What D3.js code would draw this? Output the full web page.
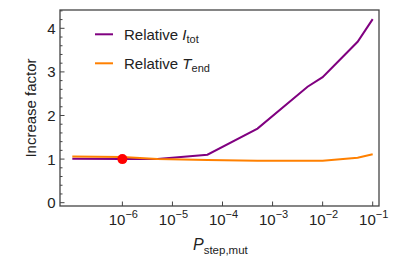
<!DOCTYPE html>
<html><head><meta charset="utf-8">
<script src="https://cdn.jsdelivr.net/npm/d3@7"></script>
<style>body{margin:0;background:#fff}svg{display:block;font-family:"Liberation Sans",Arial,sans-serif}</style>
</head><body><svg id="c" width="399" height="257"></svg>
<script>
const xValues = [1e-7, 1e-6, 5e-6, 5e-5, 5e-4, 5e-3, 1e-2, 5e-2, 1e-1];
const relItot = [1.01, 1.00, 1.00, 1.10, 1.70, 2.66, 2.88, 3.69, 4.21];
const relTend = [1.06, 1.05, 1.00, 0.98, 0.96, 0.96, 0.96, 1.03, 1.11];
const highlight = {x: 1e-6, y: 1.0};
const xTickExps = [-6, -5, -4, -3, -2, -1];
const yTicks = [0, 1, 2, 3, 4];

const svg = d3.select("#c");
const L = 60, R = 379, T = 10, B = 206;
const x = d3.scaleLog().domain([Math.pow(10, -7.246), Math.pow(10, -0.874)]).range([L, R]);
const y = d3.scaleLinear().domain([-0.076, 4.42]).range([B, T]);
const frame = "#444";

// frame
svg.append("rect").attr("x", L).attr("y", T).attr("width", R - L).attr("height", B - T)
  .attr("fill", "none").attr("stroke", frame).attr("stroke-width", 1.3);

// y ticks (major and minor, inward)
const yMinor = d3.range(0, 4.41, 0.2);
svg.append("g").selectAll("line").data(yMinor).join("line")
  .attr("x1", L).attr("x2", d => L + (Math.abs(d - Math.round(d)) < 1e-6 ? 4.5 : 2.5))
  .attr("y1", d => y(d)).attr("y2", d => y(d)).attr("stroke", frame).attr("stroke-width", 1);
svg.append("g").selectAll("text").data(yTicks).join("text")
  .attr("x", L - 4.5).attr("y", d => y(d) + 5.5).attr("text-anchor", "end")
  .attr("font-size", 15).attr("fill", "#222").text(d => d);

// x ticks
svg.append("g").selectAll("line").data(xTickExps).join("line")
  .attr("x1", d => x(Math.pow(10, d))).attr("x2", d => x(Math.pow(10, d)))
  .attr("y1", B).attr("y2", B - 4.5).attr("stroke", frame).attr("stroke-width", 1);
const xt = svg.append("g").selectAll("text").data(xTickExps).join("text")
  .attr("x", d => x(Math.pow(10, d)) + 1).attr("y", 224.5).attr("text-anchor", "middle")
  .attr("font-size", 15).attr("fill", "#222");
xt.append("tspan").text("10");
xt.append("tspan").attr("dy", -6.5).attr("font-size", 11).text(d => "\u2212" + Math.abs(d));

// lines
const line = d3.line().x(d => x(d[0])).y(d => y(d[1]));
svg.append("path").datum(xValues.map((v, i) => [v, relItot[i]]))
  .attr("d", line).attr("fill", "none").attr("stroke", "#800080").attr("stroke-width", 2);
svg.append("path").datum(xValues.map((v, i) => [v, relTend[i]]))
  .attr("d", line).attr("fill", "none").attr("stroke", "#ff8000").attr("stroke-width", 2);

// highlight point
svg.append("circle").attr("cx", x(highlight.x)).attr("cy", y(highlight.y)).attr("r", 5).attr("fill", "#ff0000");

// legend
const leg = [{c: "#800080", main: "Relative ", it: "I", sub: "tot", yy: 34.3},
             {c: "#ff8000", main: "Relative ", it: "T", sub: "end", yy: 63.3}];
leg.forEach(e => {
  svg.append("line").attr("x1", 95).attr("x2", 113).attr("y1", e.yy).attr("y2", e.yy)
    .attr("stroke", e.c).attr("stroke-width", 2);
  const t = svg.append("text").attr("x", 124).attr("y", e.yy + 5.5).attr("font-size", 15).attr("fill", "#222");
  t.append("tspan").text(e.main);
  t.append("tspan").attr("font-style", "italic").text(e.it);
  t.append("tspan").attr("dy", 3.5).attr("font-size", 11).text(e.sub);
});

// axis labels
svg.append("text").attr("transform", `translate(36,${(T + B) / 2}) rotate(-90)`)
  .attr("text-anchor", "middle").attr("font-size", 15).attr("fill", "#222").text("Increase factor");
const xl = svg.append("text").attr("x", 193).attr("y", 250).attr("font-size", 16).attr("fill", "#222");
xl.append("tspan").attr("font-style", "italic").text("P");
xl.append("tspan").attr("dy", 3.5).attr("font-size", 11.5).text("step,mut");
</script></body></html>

***

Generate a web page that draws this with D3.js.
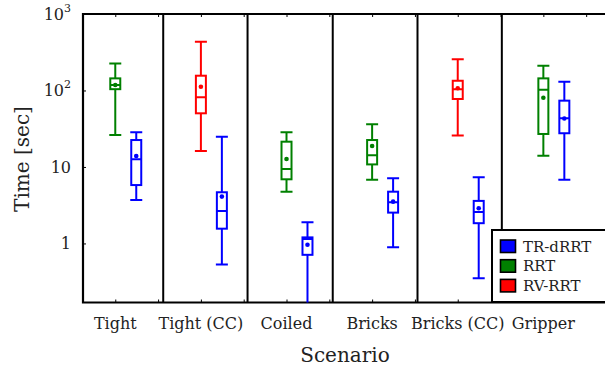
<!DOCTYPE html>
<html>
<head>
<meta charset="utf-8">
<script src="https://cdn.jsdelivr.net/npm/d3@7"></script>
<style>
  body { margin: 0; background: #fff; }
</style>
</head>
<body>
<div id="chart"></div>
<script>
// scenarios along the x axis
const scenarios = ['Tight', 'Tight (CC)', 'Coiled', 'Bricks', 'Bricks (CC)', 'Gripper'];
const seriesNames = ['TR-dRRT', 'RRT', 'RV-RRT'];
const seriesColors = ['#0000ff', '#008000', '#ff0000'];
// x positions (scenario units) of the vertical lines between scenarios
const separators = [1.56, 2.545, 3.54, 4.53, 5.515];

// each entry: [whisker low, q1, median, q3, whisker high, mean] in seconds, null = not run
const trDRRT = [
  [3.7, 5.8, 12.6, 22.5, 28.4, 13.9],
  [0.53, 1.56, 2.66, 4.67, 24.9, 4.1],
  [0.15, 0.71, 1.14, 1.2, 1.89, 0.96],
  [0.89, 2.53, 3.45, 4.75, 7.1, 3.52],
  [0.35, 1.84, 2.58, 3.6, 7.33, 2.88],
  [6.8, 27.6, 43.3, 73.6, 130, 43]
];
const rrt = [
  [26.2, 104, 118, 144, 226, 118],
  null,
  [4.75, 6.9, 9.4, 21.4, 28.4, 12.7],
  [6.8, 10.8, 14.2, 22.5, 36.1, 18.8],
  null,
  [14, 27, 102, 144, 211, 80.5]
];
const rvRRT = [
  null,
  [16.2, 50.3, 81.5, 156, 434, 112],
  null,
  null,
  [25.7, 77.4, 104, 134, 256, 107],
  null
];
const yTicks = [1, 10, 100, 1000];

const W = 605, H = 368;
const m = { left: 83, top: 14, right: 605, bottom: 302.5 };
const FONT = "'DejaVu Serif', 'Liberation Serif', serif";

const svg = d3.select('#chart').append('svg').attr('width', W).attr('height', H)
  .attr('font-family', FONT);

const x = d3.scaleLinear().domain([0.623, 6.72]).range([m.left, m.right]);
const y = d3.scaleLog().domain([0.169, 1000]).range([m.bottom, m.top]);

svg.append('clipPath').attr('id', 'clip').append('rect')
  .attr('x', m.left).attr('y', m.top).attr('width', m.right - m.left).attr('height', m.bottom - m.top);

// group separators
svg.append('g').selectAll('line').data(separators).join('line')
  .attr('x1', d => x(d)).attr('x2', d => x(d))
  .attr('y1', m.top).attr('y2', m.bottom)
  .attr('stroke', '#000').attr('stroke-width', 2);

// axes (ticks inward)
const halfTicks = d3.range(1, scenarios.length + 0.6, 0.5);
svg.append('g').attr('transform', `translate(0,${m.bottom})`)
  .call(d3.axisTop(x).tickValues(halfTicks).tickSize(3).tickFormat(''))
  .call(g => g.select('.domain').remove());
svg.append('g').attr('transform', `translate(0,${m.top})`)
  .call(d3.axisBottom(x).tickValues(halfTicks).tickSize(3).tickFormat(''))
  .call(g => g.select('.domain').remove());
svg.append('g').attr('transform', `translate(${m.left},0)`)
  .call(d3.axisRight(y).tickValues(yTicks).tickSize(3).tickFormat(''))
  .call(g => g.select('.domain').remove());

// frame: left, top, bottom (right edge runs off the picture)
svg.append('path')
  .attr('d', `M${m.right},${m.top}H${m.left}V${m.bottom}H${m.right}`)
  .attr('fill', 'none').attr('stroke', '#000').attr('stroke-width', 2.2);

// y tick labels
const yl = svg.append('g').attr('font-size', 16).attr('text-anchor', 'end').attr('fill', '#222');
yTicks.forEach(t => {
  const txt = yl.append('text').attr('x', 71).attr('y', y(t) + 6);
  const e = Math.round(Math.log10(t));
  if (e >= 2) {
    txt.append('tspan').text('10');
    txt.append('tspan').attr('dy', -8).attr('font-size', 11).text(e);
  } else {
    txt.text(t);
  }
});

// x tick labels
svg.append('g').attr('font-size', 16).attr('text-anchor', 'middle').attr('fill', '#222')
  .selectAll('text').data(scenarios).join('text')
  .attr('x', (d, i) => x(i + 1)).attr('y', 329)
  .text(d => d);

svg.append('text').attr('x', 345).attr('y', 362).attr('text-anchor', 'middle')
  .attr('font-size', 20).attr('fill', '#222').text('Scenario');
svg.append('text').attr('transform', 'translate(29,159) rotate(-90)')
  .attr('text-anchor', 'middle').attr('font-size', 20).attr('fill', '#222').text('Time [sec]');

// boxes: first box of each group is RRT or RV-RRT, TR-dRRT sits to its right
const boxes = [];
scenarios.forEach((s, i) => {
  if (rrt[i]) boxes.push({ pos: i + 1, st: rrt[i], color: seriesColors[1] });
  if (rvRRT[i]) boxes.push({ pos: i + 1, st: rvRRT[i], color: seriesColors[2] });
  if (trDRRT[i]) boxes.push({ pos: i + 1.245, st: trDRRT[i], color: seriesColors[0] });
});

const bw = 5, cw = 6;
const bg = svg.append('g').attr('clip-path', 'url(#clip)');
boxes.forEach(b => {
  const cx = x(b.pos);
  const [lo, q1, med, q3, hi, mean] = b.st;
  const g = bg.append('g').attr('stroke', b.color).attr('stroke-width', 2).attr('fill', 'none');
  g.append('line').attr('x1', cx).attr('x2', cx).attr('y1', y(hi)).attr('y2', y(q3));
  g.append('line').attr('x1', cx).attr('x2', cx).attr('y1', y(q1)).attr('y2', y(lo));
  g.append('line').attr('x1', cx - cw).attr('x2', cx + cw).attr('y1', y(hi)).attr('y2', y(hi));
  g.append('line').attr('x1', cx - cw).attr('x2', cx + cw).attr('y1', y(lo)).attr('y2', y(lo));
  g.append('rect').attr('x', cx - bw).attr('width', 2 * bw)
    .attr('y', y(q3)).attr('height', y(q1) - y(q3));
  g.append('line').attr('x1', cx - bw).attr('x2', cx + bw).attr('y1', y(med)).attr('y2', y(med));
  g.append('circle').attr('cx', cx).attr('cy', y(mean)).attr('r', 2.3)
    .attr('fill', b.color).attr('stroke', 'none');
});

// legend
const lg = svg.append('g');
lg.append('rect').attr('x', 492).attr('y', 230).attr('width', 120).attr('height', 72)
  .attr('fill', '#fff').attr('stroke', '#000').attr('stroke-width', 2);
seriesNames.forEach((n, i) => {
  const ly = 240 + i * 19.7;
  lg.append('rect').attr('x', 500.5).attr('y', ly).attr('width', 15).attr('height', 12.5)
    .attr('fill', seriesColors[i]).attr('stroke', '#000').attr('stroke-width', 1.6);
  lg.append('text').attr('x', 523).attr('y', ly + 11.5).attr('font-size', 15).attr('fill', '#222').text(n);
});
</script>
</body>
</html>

***

List the lines that contain the word "page".

What D3.js code would draw this? Output the full web page.
Generate a web page that draws this with D3.js.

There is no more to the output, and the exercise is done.